My husband and I spent New Year’s in the picturesque Hogsback, a mystical, mountain village in the Eastern Cape. The intention was to reset for the year ahead, and rejuvenate creativity. We stayed at 3 Peaks, an off-grid mountain cabin from where we hiked in search of waterfalls to swim in, and of course I was inspired.


Marketing in 2026 feels less like a carefully plotted roadmap and more like standing at the edge of a waterfall. The flow of consumer attention is powerful, constant, and impossible to stop. Brands that thrive in this environment are not those who try to dam the water, but those who learn to guide it, channelling momentum into meaningful experiences.


Just as a waterfall never ceases, consumer engagement in 2026 is relentless. Audiences are always moving, scrolling, streaming, and shifting across platforms. The challenge for marketers is not to resist this torrent but to recognize its inevitability. Attention is gravity-driven, and campaigns must be designed to move with that natural pull.


A waterfall doesn’t fall in a single drop; it cascades in stages, creating multiple points of impact. Similarly, successful campaigns in 2026 are multi-layered. They don’t rely on one channel or one message but build journeys that flow across social media, immersive experiences, and community-driven platforms. Each cascade adds depth, turning raw momentum into structured engagement. The brands that master this are those who see every drop as part of a bigger story.


Perhaps the most overlooked aspect of a waterfall is the mist, the fine spray that nourishes the ecosystem around it. In marketing terms, this mist represents the ripple effects of a campaign: conversations sparked, communities strengthened, and loyalty deepened. Even after the main flow has passed, the mist lingers, refreshing the landscape and sustaining growth.

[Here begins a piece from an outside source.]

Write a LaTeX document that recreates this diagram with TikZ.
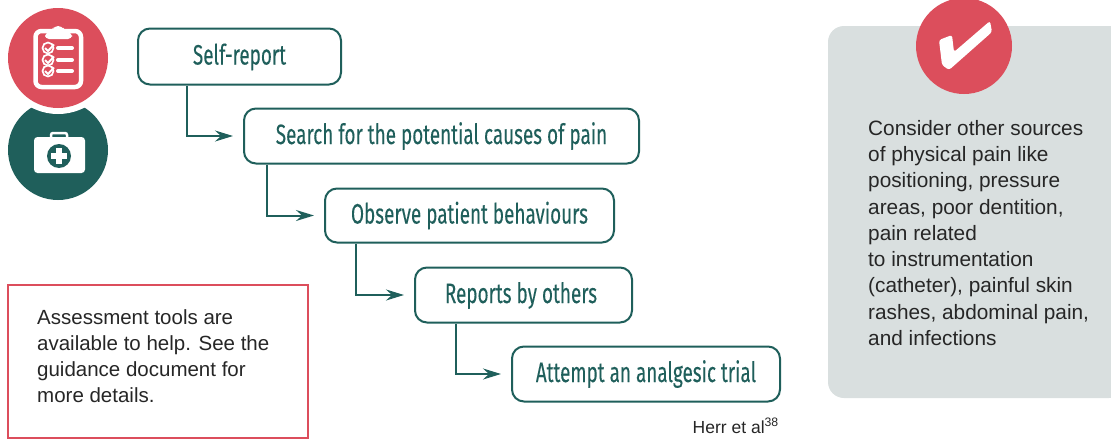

In 2026, the true measure of success lies not only in immediate impact but in the secondary benefits that keep audiences connected long after the campaign ends.

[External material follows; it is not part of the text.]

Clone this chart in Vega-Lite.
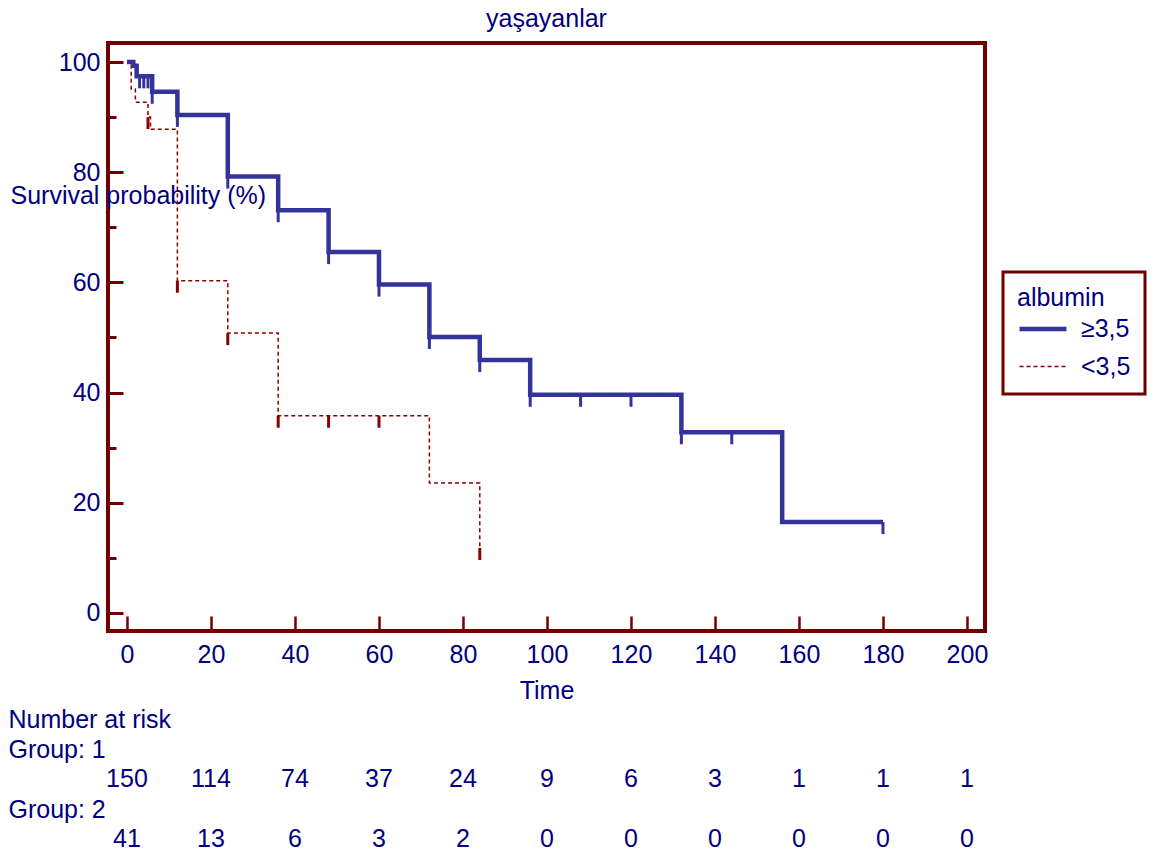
{
  "$schema": "https://vega.github.io/schema/vega-lite/v6.json",
  "autosize": {"type": "pad"},
  "padding": {"left": 8, "top": 7, "right": 5, "bottom": 5},
  "background": "white",
  "config": {
    "font": "Liberation Sans",
    "axis": {"grid": false},
    "concat": {"spacing": 73}
  },
  "title": {
    "text": "yaşayanlar",
    "fontSize": 25,
    "font": "Liberation Sans",
    "fontWeight": "normal",
    "color": "#000080",
    "anchor": "middle",
    "frame": "group",
    "offset": 9
  },
  "datasets": {
    "curves": [
      {"group": "<3,5", "t": 0, "S": 100},
      {"group": "<3,5", "t": 1, "S": 95.1},
      {"group": "<3,5", "t": 2, "S": 92.7},
      {"group": "<3,5", "t": 5, "S": 90.0},
      {"group": "<3,5", "t": 5.6, "S": 87.8},
      {"group": "<3,5", "t": 12, "S": 60.3},
      {"group": "<3,5", "t": 24, "S": 50.8},
      {"group": "<3,5", "t": 36, "S": 35.8},
      {"group": "<3,5", "t": 72, "S": 23.6},
      {"group": "<3,5", "t": 84, "S": 11.8},
      {"group": "≥3,5", "t": 0, "S": 100},
      {"group": "≥3,5", "t": 1.5, "S": 99.3},
      {"group": "≥3,5", "t": 2.3, "S": 97.4},
      {"group": "≥3,5", "t": 6, "S": 94.6},
      {"group": "≥3,5", "t": 12, "S": 90.4},
      {"group": "≥3,5", "t": 24, "S": 79.2},
      {"group": "≥3,5", "t": 36, "S": 73.1},
      {"group": "≥3,5", "t": 48, "S": 65.5},
      {"group": "≥3,5", "t": 60, "S": 59.6},
      {"group": "≥3,5", "t": 72, "S": 50.1},
      {"group": "≥3,5", "t": 84, "S": 45.9},
      {"group": "≥3,5", "t": 96, "S": 39.6},
      {"group": "≥3,5", "t": 132, "S": 32.8},
      {"group": "≥3,5", "t": 156, "S": 16.5},
      {"group": "≥3,5", "t": 180, "S": 16.5}
    ],
    "censors": [
      {"group": "<3,5", "t": 5, "S": 90.0},
      {"group": "<3,5", "t": 12, "S": 60.3},
      {"group": "<3,5", "t": 24, "S": 50.8},
      {"group": "<3,5", "t": 36, "S": 35.8},
      {"group": "<3,5", "t": 48, "S": 35.8},
      {"group": "<3,5", "t": 60, "S": 35.8},
      {"group": "<3,5", "t": 84, "S": 11.8},
      {"group": "≥3,5", "t": 3, "S": 97.4},
      {"group": "≥3,5", "t": 4, "S": 97.4},
      {"group": "≥3,5", "t": 5, "S": 97.4},
      {"group": "≥3,5", "t": 6, "S": 94.6},
      {"group": "≥3,5", "t": 12, "S": 90.4},
      {"group": "≥3,5", "t": 24, "S": 79.2},
      {"group": "≥3,5", "t": 36, "S": 73.1},
      {"group": "≥3,5", "t": 48, "S": 65.5},
      {"group": "≥3,5", "t": 60, "S": 59.6},
      {"group": "≥3,5", "t": 72, "S": 50.1},
      {"group": "≥3,5", "t": 84, "S": 45.9},
      {"group": "≥3,5", "t": 96, "S": 39.6},
      {"group": "≥3,5", "t": 108, "S": 39.6},
      {"group": "≥3,5", "t": 120, "S": 39.6},
      {"group": "≥3,5", "t": 132, "S": 32.8},
      {"group": "≥3,5", "t": 144, "S": 32.8},
      {"group": "≥3,5", "t": 180, "S": 16.5}
    ],
    "risk": [
      {"row": "g1", "t": 0, "n": 150},
      {"row": "g1", "t": 20, "n": 114},
      {"row": "g1", "t": 40, "n": 74},
      {"row": "g1", "t": 60, "n": 37},
      {"row": "g1", "t": 80, "n": 24},
      {"row": "g1", "t": 100, "n": 9},
      {"row": "g1", "t": 120, "n": 6},
      {"row": "g1", "t": 140, "n": 3},
      {"row": "g1", "t": 160, "n": 1},
      {"row": "g1", "t": 180, "n": 1},
      {"row": "g1", "t": 200, "n": 1},
      {"row": "g2", "t": 0, "n": 41},
      {"row": "g2", "t": 20, "n": 13},
      {"row": "g2", "t": 40, "n": 6},
      {"row": "g2", "t": 60, "n": 3},
      {"row": "g2", "t": 80, "n": 2},
      {"row": "g2", "t": 100, "n": 0},
      {"row": "g2", "t": 120, "n": 0},
      {"row": "g2", "t": 140, "n": 0},
      {"row": "g2", "t": 160, "n": 0},
      {"row": "g2", "t": 180, "n": 0},
      {"row": "g2", "t": 200, "n": 0}
    ]
  },
  "bounds": "flush",
  "resolve": {"scale": {"x": "independent", "y": "independent"}},
  "vconcat": [
    {
      "width": 877,
      "height": 588,
      "view": {"stroke": "#700000", "strokeWidth": 4},
      "resolve": {"axis": {"y": "independent"}},
      "layer": [
        {
          "data": {"name": "curves"},
          "mark": {"type": "line", "interpolate": "step-after"},
          "encoding": {
            "x": {
              "field": "t", "type": "quantitative",
              "scale": {"domain": [-4.52, 204.29], "nice": false, "zero": false},
              "axis": {
                "values": [0, 20, 40, 60, 80, 100, 120, 140, 160, 180, 200],
                "title": "Time", "domain": false,
                "tickSize": -15, "tickWidth": 2.5, "tickColor": "#700000",
                "labelFontSize": 25, "labelColor": "#000080", "labelPadding": 26,
                "labelFlush": false,
                "titleFontSize": 25, "titleColor": "#000080", "titleFontWeight": "normal", "titlePadding": 11
              }
            },
            "y": {
              "field": "S", "type": "quantitative",
              "scale": {"domain": [-3.27, 103.45], "nice": false, "zero": false},
              "axis": {
                "orient": "left",
                "values": [0, 20, 40, 60, 80, 100],
                "title": "Survival probability (%)", "domain": false,
                "tickSize": -15, "tickWidth": 3, "tickColor": "#700000",
                "labelFontSize": 25, "labelColor": "#000080", "labelPadding": 23,
                "labelFlush": false, "labelBaseline": "middle",
                "titleFontSize": 25, "titleColor": "#000080", "titleFontWeight": "normal",
                "titleAngle": 0, "titleAlign": "left", "titleBaseline": "middle",
                "titleX": -98, "titleY": 152
              }
            },
            "color": {
              "field": "group", "type": "nominal",
              "scale": {"domain": ["≥3,5", "<3,5"], "range": ["#333399", "#8B0000"]},
              "legend": {
                "title": "albumin", "orient": "none", "legendX": 895, "legendY": 229,
                "symbolType": "stroke", "symbolSize": 2200,
                "padding": 14, "strokeColor": "#700000",
                "titleFontSize": 25, "titleColor": "#000080", "titleFontWeight": "normal",
                "labelFontSize": 25, "labelColor": "#000080", "labelOffset": 12,
                "rowPadding": -13, "titlePadding": -8,
                "encode": {"legend": {"update": {"strokeWidth": {"value": 3}}}}
              }
            },
            "strokeDash": {
              "field": "group", "type": "nominal",
              "scale": {"domain": ["≥3,5", "<3,5"], "range": [[1, 0], [4, 3]]},
              "legend": {
                "title": "albumin", "orient": "none", "legendX": 895, "legendY": 229,
                "symbolType": "stroke", "symbolSize": 2200,
                "padding": 14, "strokeColor": "#700000",
                "titleFontSize": 25, "titleColor": "#000080", "titleFontWeight": "normal",
                "labelFontSize": 25, "labelColor": "#000080", "labelOffset": 12,
                "rowPadding": -13, "titlePadding": -8,
                "encode": {"legend": {"update": {"strokeWidth": {"value": 3}}}}
              }
            },
            "strokeWidth": {
              "field": "group", "type": "nominal",
              "scale": {"domain": ["≥3,5", "<3,5"], "range": [4.5, 1.5]},
              "legend": {
                "title": "albumin", "orient": "none", "legendX": 895, "legendY": 229,
                "symbolType": "stroke", "symbolSize": 2200,
                "padding": 14, "strokeColor": "#700000",
                "titleFontSize": 25, "titleColor": "#000080", "titleFontWeight": "normal",
                "labelFontSize": 25, "labelColor": "#000080", "labelOffset": 12,
                "rowPadding": -13, "titlePadding": -8,
                "encode": {"legend": {"update": {"strokeWidth": {"value": 3}}}}
              }
            }
          }
        },
        {
          "data": {"name": "censors"},
          "mark": {"type": "tick", "orient": "vertical", "size": 12, "thickness": 3, "yOffset": 6, "opacity": 1},
          "encoding": {
            "x": {"field": "t", "type": "quantitative"},
            "y": {
              "field": "S", "type": "quantitative",
              "axis": {
                "orient": "left",
                "values": [10, 30, 50, 70, 90],
                "title": null, "domain": false, "labels": false,
                "tickSize": -8, "tickWidth": 3, "tickColor": "#700000"
              }
            },
            "color": {"field": "group", "type": "nominal", "legend": null}
          }
        }
      ]
    },
    {
      "width": 877,
      "height": 150,
      "view": {"stroke": null},
      "data": {"name": "risk"},
      "mark": {"type": "text", "fontSize": 25, "color": "#000080", "align": "center", "baseline": "middle"},
      "encoding": {
        "x": {
          "field": "t", "type": "quantitative",
          "scale": {"domain": [-4.52, 204.29], "nice": false, "zero": false},
          "axis": null
        },
        "y": {
          "field": "row", "type": "ordinal",
          "scale": {"type": "point", "domain": ["Number at risk", "Group: 1", "g1", "Group: 2", "g2"], "padding": 0.5},
          "axis": {
            "orient": "left", "title": null, "domain": false, "ticks": false,
            "labelAlign": "left", "labelBaseline": "middle", "labelPadding": 100,
            "labelFontSize": 25, "labelColor": "#000080", "labelLimit": 0, "labelOverlap": false,
            "labelExpr": "datum.value == 'g1' || datum.value == 'g2' ? '' : datum.value"
          }
        },
        "text": {"field": "n", "type": "quantitative"}
      }
    }
  ]
}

The lesson of the waterfall is simple: don’t fight the flow. Marketing in 2026 demands strategies that embrace velocity, transparency, and collective energy. By guiding the torrent, layering experiences, and cultivating ripple effects, brands can transform the unstoppable force of consumer attention into a source of renewal and growth.


In the end, the waterfall is not a threat but a gift, a reminder that momentum, when harnessed with creativity and care, can sustain entire ecosystems. The marketers who ride the waterfall, rather than resist it, will be the ones shaping the future.